I can attest to that. When we used to do an 18th century battle reenactment in front of the National Archives in downtown Washington, D.C. on the 4th of July; it averaged 92 degrees or hotter and the asphalt we had to stand on was between 110 to 120 degrees. When we did the "Highland Drill," which was an 18th century skirmish tactic, somewhere around 15 to 20 cartridges and our barrels got so hot it singed the skin from our hands to the barrel. Wow, it is difficult to clean burnt on skin and blood off a barrel!

Gus
 
Yes. I've not left charred/seared skin behind, but I will say that I've gotten burned.
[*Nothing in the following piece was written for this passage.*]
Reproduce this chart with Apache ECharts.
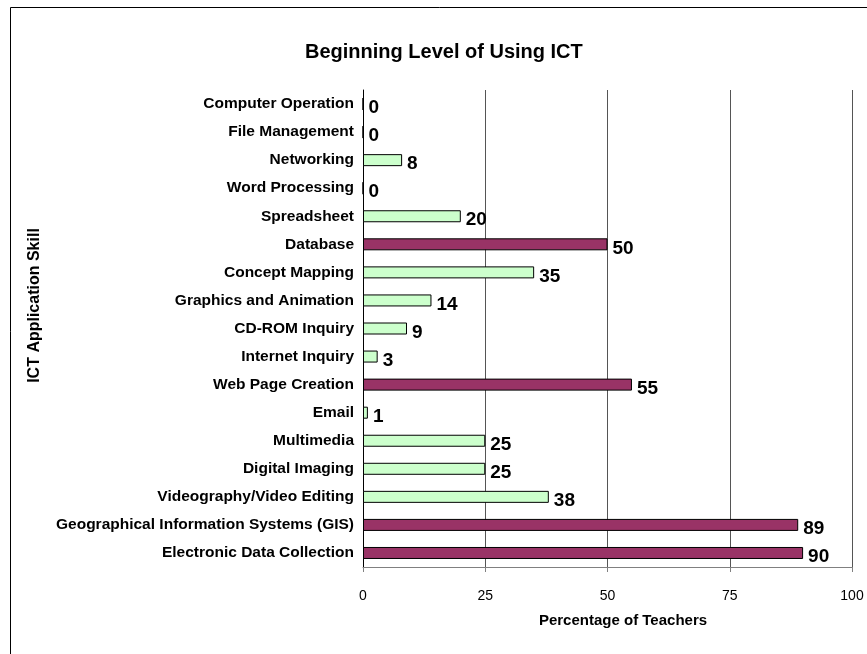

Sometimes things get so hot in a skirmish I have to put the stock/barrel in the crook of my right arm against my uniform "hot pad" while I use both hands to disassemble the cartridge for loading...

For flintlocks, the drill was to prime the pan from the cartridge, but in the very important safety info up post by Smokey Plainsman, it behooves us modern day people to only cap or prime on the line, and to do it after loading is accomplished. Always "cast the musket about" such that the muzzle is pointed away from you in a safe direction, and don't thumb the ball into the bore... Unless you aren't attached to having an opposable thumb! Some shooters have had the powder go "whoosh!" up in flames as soon as it is poured down a hot and fouled bore too... A nasty burn if one's hand is over the muzzle where it shouldn't be... So yes, be mindful of those things.